Start of Data extract
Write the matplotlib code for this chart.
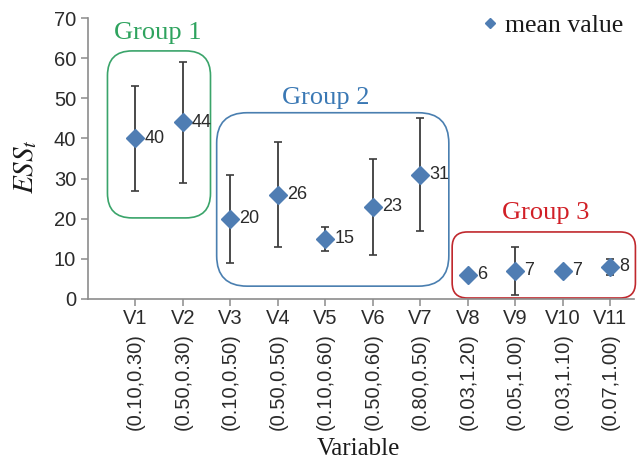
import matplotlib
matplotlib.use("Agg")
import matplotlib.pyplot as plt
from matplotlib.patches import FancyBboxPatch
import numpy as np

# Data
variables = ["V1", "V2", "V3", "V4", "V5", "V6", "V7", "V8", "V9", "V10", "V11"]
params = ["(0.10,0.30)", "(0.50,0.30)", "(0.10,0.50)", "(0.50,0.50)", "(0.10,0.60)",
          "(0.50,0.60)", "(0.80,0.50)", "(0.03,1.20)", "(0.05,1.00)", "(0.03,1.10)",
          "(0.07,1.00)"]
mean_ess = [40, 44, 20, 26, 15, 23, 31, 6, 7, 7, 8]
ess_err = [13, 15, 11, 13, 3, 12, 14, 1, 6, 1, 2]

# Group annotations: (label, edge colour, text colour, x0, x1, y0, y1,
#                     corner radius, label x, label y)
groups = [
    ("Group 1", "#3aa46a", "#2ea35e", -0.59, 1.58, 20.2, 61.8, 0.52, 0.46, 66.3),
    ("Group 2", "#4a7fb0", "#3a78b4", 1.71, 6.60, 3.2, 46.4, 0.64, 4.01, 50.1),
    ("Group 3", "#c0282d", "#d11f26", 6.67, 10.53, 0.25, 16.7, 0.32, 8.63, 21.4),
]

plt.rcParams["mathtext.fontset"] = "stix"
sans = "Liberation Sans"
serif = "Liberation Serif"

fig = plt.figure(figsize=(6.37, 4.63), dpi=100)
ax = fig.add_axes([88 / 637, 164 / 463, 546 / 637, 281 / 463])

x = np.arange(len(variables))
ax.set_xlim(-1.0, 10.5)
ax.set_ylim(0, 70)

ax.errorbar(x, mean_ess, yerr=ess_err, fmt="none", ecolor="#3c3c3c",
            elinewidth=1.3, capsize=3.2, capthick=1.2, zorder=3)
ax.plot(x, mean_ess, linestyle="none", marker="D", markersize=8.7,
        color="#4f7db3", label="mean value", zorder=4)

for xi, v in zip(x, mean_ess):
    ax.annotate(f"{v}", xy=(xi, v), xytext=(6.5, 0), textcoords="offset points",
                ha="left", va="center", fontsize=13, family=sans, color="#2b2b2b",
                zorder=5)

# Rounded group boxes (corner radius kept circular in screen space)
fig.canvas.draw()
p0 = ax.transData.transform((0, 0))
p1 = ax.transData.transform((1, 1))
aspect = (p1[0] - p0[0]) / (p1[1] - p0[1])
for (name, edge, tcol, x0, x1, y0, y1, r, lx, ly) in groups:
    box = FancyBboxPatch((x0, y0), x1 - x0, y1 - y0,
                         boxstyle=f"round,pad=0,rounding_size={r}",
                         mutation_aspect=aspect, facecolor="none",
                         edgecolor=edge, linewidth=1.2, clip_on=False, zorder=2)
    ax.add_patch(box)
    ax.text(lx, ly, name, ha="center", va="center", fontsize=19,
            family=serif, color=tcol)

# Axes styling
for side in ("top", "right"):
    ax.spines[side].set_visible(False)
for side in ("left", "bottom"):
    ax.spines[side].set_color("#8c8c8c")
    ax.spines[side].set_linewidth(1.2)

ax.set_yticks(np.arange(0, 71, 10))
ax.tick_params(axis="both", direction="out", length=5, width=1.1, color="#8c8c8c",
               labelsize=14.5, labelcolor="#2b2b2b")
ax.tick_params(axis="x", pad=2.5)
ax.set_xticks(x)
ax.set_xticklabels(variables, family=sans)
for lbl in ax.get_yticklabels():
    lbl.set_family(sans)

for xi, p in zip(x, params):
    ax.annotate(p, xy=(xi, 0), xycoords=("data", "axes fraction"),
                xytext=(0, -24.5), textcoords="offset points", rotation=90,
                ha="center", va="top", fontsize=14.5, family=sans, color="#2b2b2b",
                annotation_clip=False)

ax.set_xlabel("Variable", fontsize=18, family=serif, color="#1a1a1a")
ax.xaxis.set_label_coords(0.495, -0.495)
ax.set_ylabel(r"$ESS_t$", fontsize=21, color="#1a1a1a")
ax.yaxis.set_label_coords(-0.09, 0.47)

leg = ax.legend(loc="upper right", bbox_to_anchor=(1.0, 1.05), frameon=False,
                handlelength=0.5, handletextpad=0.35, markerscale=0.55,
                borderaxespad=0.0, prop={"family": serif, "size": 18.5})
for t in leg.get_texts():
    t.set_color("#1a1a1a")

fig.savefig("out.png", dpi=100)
End of Data extract
▶ Written instruction: From the material above, copy each line that includes the word "matplotlib".

▶ Solved exercise:
Write the matplotlib code for this chart.
import matplotlib
matplotlib.use("Agg")
import matplotlib.pyplot as plt
from matplotlib.patches import FancyBboxPatch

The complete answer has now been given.